OMG, that looks like soooo nice! Are you actually going to eat it this year hun? xx hugs xx, LMAO.

LONDON -- Tourists going on holiday to Greece should take enough gyros to cover the entire trip, in case they can’t find an open restaurant to serve a local dish for the purposes of posting on facebook.

Chancellor George Osborne said budget holidaymakers should “prepare for the worst”, in terms of being unable to demonstrate the pretense of willing foreign food experimentation and sophistication on social media; potentially making the annual holiday a complete waste of money.

“There is nothing quite as satisfying as posting a plateful of kalamari and a half drunk glass of retsina to your five thousand Facebook friends,” said Osborne, “before throwing the lot in the nearest pelikai and tucking into sausage and chips, washed down with Carlsberg lager.

“With Greece’s escalating financial crisis, tourists may find themselves having to go to the market, where they will be unable to recognize anything on the shelves, as traditional Greek food is always freshly prepared from scratch.
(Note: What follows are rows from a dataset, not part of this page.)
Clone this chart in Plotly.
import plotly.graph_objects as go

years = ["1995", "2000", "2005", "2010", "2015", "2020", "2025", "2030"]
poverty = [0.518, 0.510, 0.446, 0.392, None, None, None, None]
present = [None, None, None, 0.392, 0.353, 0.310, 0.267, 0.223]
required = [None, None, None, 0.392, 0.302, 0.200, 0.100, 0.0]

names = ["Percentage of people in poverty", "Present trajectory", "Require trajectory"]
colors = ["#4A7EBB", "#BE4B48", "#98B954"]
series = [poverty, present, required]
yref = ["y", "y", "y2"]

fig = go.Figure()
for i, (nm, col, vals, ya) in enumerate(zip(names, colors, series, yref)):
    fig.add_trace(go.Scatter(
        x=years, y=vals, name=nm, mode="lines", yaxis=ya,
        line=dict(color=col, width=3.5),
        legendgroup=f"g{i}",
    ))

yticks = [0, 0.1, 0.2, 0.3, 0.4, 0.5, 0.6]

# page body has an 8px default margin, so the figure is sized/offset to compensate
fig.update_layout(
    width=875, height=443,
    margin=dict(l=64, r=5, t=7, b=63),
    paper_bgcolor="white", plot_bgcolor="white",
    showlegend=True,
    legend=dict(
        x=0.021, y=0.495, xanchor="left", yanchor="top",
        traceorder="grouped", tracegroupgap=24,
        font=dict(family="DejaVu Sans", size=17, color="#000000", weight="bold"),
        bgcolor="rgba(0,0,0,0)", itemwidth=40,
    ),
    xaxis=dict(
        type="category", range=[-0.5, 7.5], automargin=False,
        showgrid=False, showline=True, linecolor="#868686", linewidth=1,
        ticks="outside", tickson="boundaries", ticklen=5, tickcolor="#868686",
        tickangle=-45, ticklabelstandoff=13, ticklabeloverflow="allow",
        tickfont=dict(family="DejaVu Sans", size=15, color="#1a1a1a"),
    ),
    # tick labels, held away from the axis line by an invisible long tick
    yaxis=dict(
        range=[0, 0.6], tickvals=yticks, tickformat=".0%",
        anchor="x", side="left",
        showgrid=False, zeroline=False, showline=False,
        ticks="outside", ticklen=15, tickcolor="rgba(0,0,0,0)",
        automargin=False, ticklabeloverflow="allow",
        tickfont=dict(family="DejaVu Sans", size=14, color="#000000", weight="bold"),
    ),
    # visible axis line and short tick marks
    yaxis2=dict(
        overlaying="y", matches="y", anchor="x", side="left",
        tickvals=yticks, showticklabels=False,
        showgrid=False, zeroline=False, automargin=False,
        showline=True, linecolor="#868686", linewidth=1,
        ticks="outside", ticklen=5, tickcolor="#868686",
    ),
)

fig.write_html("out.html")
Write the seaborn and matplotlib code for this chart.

Fortunately, most of our larger supermarkets have a range of very photogenic moussakas, kleftico and souvlaki that can be microwaved for the authentic steam effect, or just photographed cold, if the oven is being used for your Hawaiian thick-crust pizza.”

The advice raises the prospect of thousands of British tourists arriving in the country loaded down with kilos of tinned stifado, tubs of halloumi, hummus, pitta and olives. Mr. Osborne said travel companies will provide a list of the most impressive Greek foods available in LIDL, including pictures to assist superstore staff.

The announcement came after travel companies insisted they would not issue refunds to people who decide to try cancel their holidays, because they will be unable to show off to their food ordering skills on social media.

Thomas Cook travel agent, Holly Day said: “Now that everyone gets a tan from Boots, the only way to show you are an international jetsetter for ten days a year is to post a giant, steaming kokkinisto, with “nom nom lol” in the comment box. The rest of the evening can then be wiled away with an air of satisfaction as the “likes” start to roll in. With so few restaurants open at the moment that provide both Chtapodi sti schara and fish fingers on the menu, you might as well go to Spain, or spend the money learning to cook.”